Work to do —
Copy nothing but the stretch that opens with the line containing "Convert this chart to Plotly code." and closes with the line containing "xs = [i + 0.5 for i in range(n)]". Keep pictures out.

═══ Supplied data ═══

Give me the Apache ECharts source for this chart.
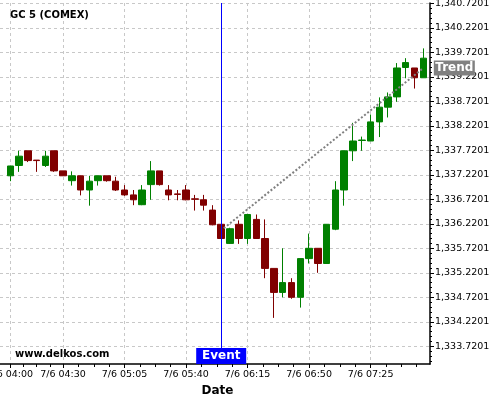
<!DOCTYPE html>
<html><head><meta charset="utf-8">
<script src="https://cdn.jsdelivr.net/npm/echarts@6/dist/echarts.min.js"></script>
<style>html,body{margin:0;padding:0;background:#fff}#c{width:500px;height:400px}</style>
</head><body><div id="c"></div>
<script>
const times = ['04:00','04:05','04:10','04:15','04:20','04:25','04:30','04:35','04:40','04:45','04:50','04:55',
  '05:00','05:05','05:10','05:15','05:20','05:25','05:30','05:35','05:40','05:45','05:50','05:55',
  '06:00','06:05','06:10','06:15','06:20','06:25','06:30','06:35','06:40','06:45','06:50','06:55',
  '07:00','07:05','07:10','07:15','07:20','07:25','07:30','07:35','07:40','07:45','07:50','07:55'];
const opens = [1337.20,1337.41,1337.71,1337.52,1337.41,1337.71,1337.30,1337.10,1337.20,1336.91,
  1337.10,1337.20,1337.09,1336.91,1336.81,1336.61,1337.02,1337.30,1336.91,1336.83,
  1336.91,1336.73,1336.71,1336.50,1336.21,1335.82,1336.21,1335.92,1336.31,1335.92,
  1335.31,1334.82,1335.02,1334.72,1335.51,1335.72,1335.41,1336.11,1336.91,1337.71,
  1337.92,1337.91,1338.30,1338.60,1338.81,1339.41,1339.40,1339.20];
const closes = [1337.40,1337.60,1337.51,1337.51,1337.60,1337.30,1337.20,1337.20,1336.91,1337.09,
  1337.20,1337.10,1336.91,1336.81,1336.71,1336.91,1337.30,1337.02,1336.81,1336.82,
  1336.71,1336.72,1336.60,1336.20,1335.92,1336.12,1335.92,1336.41,1335.92,1335.31,
  1334.82,1335.02,1334.72,1335.51,1335.72,1335.41,1336.21,1336.91,1337.71,1337.91,
  1337.93,1338.30,1338.60,1338.81,1339.40,1339.51,1339.20,1339.60];
const lows = [1337.09,1337.28,1337.48,1337.28,1337.38,1337.28,1337.20,1337.00,1336.80,1336.59,
  1337.00,1337.08,1336.89,1336.79,1336.60,1336.60,1336.71,1337.00,1336.70,1336.70,
  1336.70,1336.49,1336.49,1336.19,1335.92,1335.81,1335.81,1335.81,1335.92,1335.11,
  1334.30,1334.72,1334.69,1334.51,1335.41,1335.22,1335.40,1336.09,1336.59,1337.50,
  1337.71,1337.91,1337.99,1338.39,1338.71,1339.19,1338.98,1339.20];
const highs = [1337.40,1337.71,1337.71,1337.52,1337.71,1337.71,1337.30,1337.29,1337.20,1337.20,
  1337.20,1337.20,1337.18,1337.01,1336.91,1337.01,1337.50,1337.30,1337.01,1336.91,
  1337.01,1336.81,1336.81,1336.60,1336.21,1336.14,1336.29,1336.41,1336.41,1336.31,
  1335.31,1335.72,1335.11,1335.51,1336.02,1335.72,1336.21,1337.09,1337.71,1338.28,
  1338.00,1338.45,1338.80,1338.90,1339.50,1339.60,1339.40,1339.80];
const xTickTimes = ['04:00','04:30','05:05','05:40','06:15','06:50','07:25'];
const xTickLabels = ['7/6 04:00','7/6 04:30','7/6 05:05','7/6 05:40','7/6 06:15','7/6 06:50','7/6 07:25'];
const yTickValues = [1333.7201,1334.2201,1334.7201,1335.2201,1335.7201,1336.2201,1336.7201,
  1337.2201,1337.7201,1338.2201,1338.7201,1339.2201,1339.7201,1340.2201,1340.7201];
const eventTime = '06:00';
const trendX = [24.3, 47];
const trendY = [1336.13, 1339.40];

const FONT = 'DejaVu Sans';
const xMin = -1.17, xMax = 47.76;
const yMin = 1333.359, yMax = 1340.726;
const GRID_W = 430;

const majorX = xTickTimes.map(t => times.indexOf(t));
const labelMap = {};
majorX.forEach((v, i) => { labelMap[v] = xTickLabels[i]; });
const minorX = [];
const mx = majorX.concat([majorX[majorX.length - 1] + 7]);
for (let i = 0; i < mx.length - 1; i++) {
  for (let k = 1; k < 4; k++) minorX.push(mx[i] + (mx[i + 1] - mx[i]) * k / 4);
}
const minorY = [];
for (let i = 0; i < yTickValues.length; i++) {
  for (let k = -4; k < 0; k++) {
    const v = yTickValues[i] + k * 0.1;
    if (v > yMin) minorY.push(v);
  }
}
function fmtY(v) {
  const s = v.toFixed(4);
  const parts = s.split('.');
  return parts[0].replace(/\B(?=(\d{3})+(?!\d))/g, ',') + '.' + parts[1];
}
const eventIdx = times.indexOf(eventTime);
const candles = times.map((t, i) => [i, opens[i], closes[i], lows[i], highs[i]]);

const chart = echarts.init(document.getElementById('c'), null, {renderer: 'canvas'});
chart.setOption({
  animation: false,
  backgroundColor: '#fff',
  title: {text: 'GC 5 (COMEX)', left: 5, top: 5,
    textStyle: {fontSize: 10, fontWeight: 'bold', fontFamily: FONT, color: '#000'}},
  grid: {left: 0, width: GRID_W, top: 3, bottom: 36, containLabel: false, outerBoundsMode: 'none'},
  graphic: [{type: 'text', left: 15, top: 349,
    style: {text: 'www.delkos.com', font: 'bold 10px "DejaVu Sans"', fill: '#000'}}],
  xAxis: [{
    type: 'value', min: xMin, max: xMax, position: 'bottom',
    axisLine: {show: true, onZero: false, lineStyle: {color: '#000', width: 1.5}},
    axisTick: {show: true, customValues: majorX, length: 4, lineStyle: {color: '#000'}},
    axisLabel: {customValues: majorX, formatter: v => labelMap[v] || '', fontSize: 9.5,
      fontFamily: FONT, color: '#000', margin: 6, hideOverlap: false},
    splitLine: {show: true, lineStyle: {type: [3, 3], color: '#c8c8c8'}},
    name: 'Date', nameLocation: 'middle', nameGap: 21,
    nameTextStyle: {fontWeight: 'bold', fontSize: 12, fontFamily: FONT, color: '#000', padding: [0, 0, 0, 5]}
  }, {
    type: 'value', min: xMin, max: xMax, position: 'bottom',
    axisLine: {show: false},
    axisTick: {show: true, customValues: minorX, length: 3, lineStyle: {color: '#000'}},
    axisLabel: {show: false, customValues: minorX},
    splitLine: {show: false}
  }],
  yAxis: [{
    type: 'value', min: yMin, max: yMax, position: 'right',
    axisLine: {show: true, onZero: false, lineStyle: {color: '#000', width: 1.5}},
    axisTick: {show: true, customValues: yTickValues, length: 4, lineStyle: {color: '#000'}},
    axisLabel: {customValues: yTickValues, formatter: fmtY, fontSize: 9.5, fontFamily: FONT,
      color: '#000', margin: 5},
    splitLine: {show: true, lineStyle: {type: [3, 3], color: '#c8c8c8'}}
  }, {
    type: 'value', min: yMin, max: yMax, position: 'left', offset: -GRID_W,
    axisLine: {show: false},
    axisTick: {show: true, inside: true, customValues: minorY, length: 2, lineStyle: {color: '#000'}},
    axisLabel: {show: false, customValues: minorY},
    splitLine: {show: false}
  }],
  series: [{
    type: 'candlestick', xAxisIndex: 0, yAxisIndex: 0, data: candles, barWidth: 7,
    itemStyle: {color: '#008000', color0: '#800000', borderColor: '#008000', borderColor0: '#800000', borderWidth: 1},
    markLine: {silent: true, symbol: ['none', 'none'], label: {show: false},
      lineStyle: {color: '#0000ff', width: 1, type: 'solid'},
      data: [{xAxis: eventIdx}]},
    markPoint: {silent: true, data: [
      {coord: [eventIdx, yMin], symbol: 'rect', symbolSize: [50, 16], symbolOffset: [0, -8],
        itemStyle: {color: '#0000ff'},
        label: {show: true, position: 'inside', formatter: 'Event', color: '#fff', fontWeight: 'bold', fontSize: 12, fontFamily: FONT}},
      {coord: [trendX[1], trendY[1]], symbol: 'rect', symbolSize: [41, 15], symbolOffset: [31, 0],
        itemStyle: {color: '#808080'},
        label: {show: true, position: 'inside', formatter: 'Trend', color: '#fff', fontWeight: 'bold', fontSize: 12, fontFamily: FONT}}
    ]}
  }, {
    type: 'line', xAxisIndex: 0, yAxisIndex: 0, symbol: 'none', silent: true,
    data: trendX.map((x, i) => [x, trendY[i]]),
    lineStyle: {type: 'dotted', color: '#808080', width: 2}
  }]
});
</script></body></html>
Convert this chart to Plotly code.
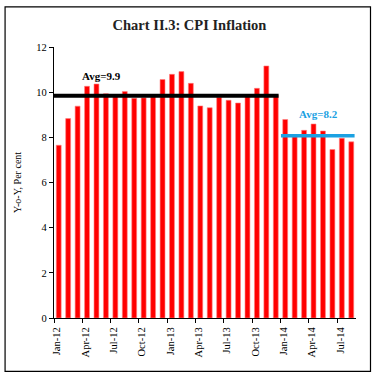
import plotly.graph_objects as go

months = ["Jan-12","Feb-12","Mar-12","Apr-12","May-12","Jun-12","Jul-12","Aug-12","Sep-12","Oct-12","Nov-12","Dec-12",
          "Jan-13","Feb-13","Mar-13","Apr-13","May-13","Jun-13","Jul-13","Aug-13","Sep-13","Oct-13","Nov-13","Dec-13",
          "Jan-14","Feb-14","Mar-14","Apr-14","May-14","Jun-14","Jul-14","Aug-14"]
cpi = [7.65, 8.83, 9.38, 10.26, 10.36, 9.93, 9.84, 10.03, 9.73, 9.75, 9.80, 10.56,
       10.79, 10.91, 10.39, 9.39, 9.31, 9.78, 9.64, 9.52, 9.84, 10.17, 11.16, 9.87,
       8.79, 8.03, 8.31, 8.59, 8.28, 7.46, 7.96, 7.80]
avg1_label, avg1_level = "Avg=9.9", 9.84
avg2_label, avg2_level = "Avg=8.2", 8.07
tick_labels = months[::3]

FONT = "Liberation Serif"
n = len(months)
xs = [i + 0.5 for i in range(n)]

fig = go.Figure()
fig.add_trace(go.Bar(x=xs, y=cpi, marker=dict(color="#FF0000", line=dict(width=0.6, color="#FF8080")),
                     width=0.52, showlegend=False))
fig.add_trace(go.Scatter(x=[0, 23.8], y=[avg1_level, avg1_level], mode="lines",
                         line=dict(color="black", width=4), showlegend=False))
fig.add_trace(go.Scatter(x=[24.05, 31.85], y=[avg2_level, avg2_level], mode="lines",
                         line=dict(color="#1BA1E2", width=3.5), showlegend=False))

fig.add_annotation(x=5, y=avg1_level, yshift=20, text="<b>" + avg1_label + "</b>", showarrow=False,
                   font=dict(family=FONT, size=11, color="black"))
fig.add_annotation(x=28, y=avg2_level, yshift=22, text="<b>" + avg2_label + "</b>", showarrow=False,
                   font=dict(family=FONT, size=11, color="#1BA1E2"))

fig.update_layout(
    width=379, height=384,
    margin=dict(l=54, r=23, t=47, b=66),
    paper_bgcolor="white", plot_bgcolor="white",
    title=dict(text="<b>Chart II.3: CPI Inflation</b>", x=0.5, xanchor="center", y=1 - 25/384, yanchor="middle",
               font=dict(family=FONT, size=14.5, color="#222")),
    font=dict(family=FONT, size=10, color="black"),
    shapes=[dict(type="rect", xref="paper", yref="paper", x0=-0.162, x1=1.048, y0=-0.197, y1=1.148,
                 line=dict(color="black", width=1.2))],
    xaxis=dict(range=[0, n], tickvals=list(range(0, n, 3)), ticktext=tick_labels, tickangle=-90,
               ticks="outside", ticklen=4, tickcolor="black", showline=True, linecolor="black", linewidth=1.2,
               showgrid=False, zeroline=False, ticklabelshift=3, tickfont=dict(family=FONT, size=10.5)),
    yaxis=dict(range=[0, 12], tickvals=list(range(0, 13, 2)), ticks="outside", ticklen=4, tickcolor="black",
               showline=True, linecolor="black", linewidth=1.2, showgrid=False, zeroline=False,
               title=dict(text="Y-o-Y, Per cent", font=dict(family=FONT, size=10), standoff=12),
               tickfont=dict(family=FONT, size=10.5)),
)
fig.write_html("out.html", config={"displayModeBar": False},
               post_script="document.body.style.margin='0';document.body.style.padding='0';")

═══

Result of the exercise —
Convert this chart to Plotly code.
import plotly.graph_objects as go

months = ["Jan-12","Feb-12","Mar-12","Apr-12","May-12","Jun-12","Jul-12","Aug-12","Sep-12","Oct-12","Nov-12","Dec-12",
          "Jan-13","Feb-13","Mar-13","Apr-13","May-13","Jun-13","Jul-13","Aug-13","Sep-13","Oct-13","Nov-13","Dec-13",
          "Jan-14","Feb-14","Mar-14","Apr-14","May-14","Jun-14","Jul-14","Aug-14"]
cpi = [7.65, 8.83, 9.38, 10.26, 10.36, 9.93, 9.84, 10.03, 9.73, 9.75, 9.80, 10.56,
       10.79, 10.91, 10.39, 9.39, 9.31, 9.78, 9.64, 9.52, 9.84, 10.17, 11.16, 9.87,
       8.79, 8.03, 8.31, 8.59, 8.28, 7.46, 7.96, 7.80]
avg1_label, avg1_level = "Avg=9.9", 9.84
avg2_label, avg2_level = "Avg=8.2", 8.07
tick_labels = months[::3]

FONT = "Liberation Serif"
n = len(months)
xs = [i + 0.5 for i in range(n)]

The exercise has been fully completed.